OUTPUT: $answer$ = The dog is big. The tiger is big. The dog visits the dog. The tiger visits the dog. The dog chases the dog. The tiger chases the dog. The dog is not red. The tiger is not red. The lion is not nice.

This particular theory has 9 valid implications, around average for D5 theories. (The number of implications can be as high as 21).

D.4 Iterative Implication Enumeration

Iterative implication generation is a side-effect of Iterative proof generation, hence the input/output (one step) is the same as in Appendix D.2.

D.5 Abduction

In this task we ask the model to output all alternative missing facts, separated by a comma, that can be (separately) added to a theory so as to prove the given implication to be True.
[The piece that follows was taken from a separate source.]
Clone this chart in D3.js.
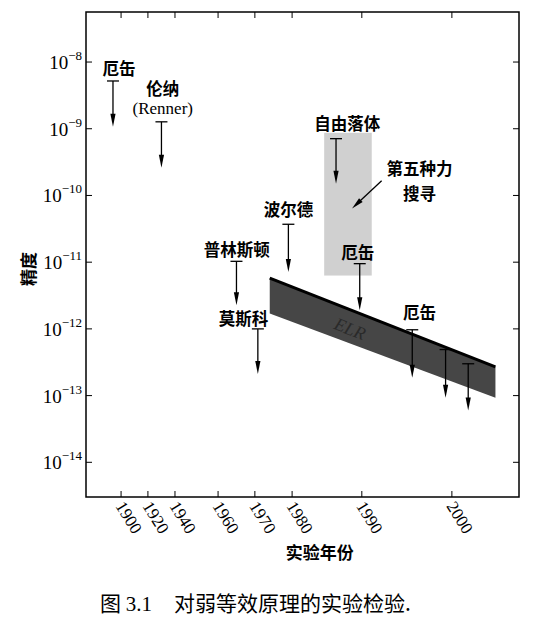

INPUT: $answer$ ; $question$ = Dave is rough. ; $context$ = triple1: Anne is white. triple2: Charlie is young. triple3: Dave is round. triple4: Erin is quiet. rule1: If someone is rough and young then they are blue. rule2: Rough, white people are smart. rule3: All smart people are rough. rule4: All white people are smart. rule5: If someone is young then they are smart. rule6: All smart people are rough.
OUTPUT: $answer$ = Dave is young. , Dave is smart.

This particular abduction question has 2 alternative missing facts. Any one of them when added to the input theory is sufficient to prove the implication ‘Dave is rough’.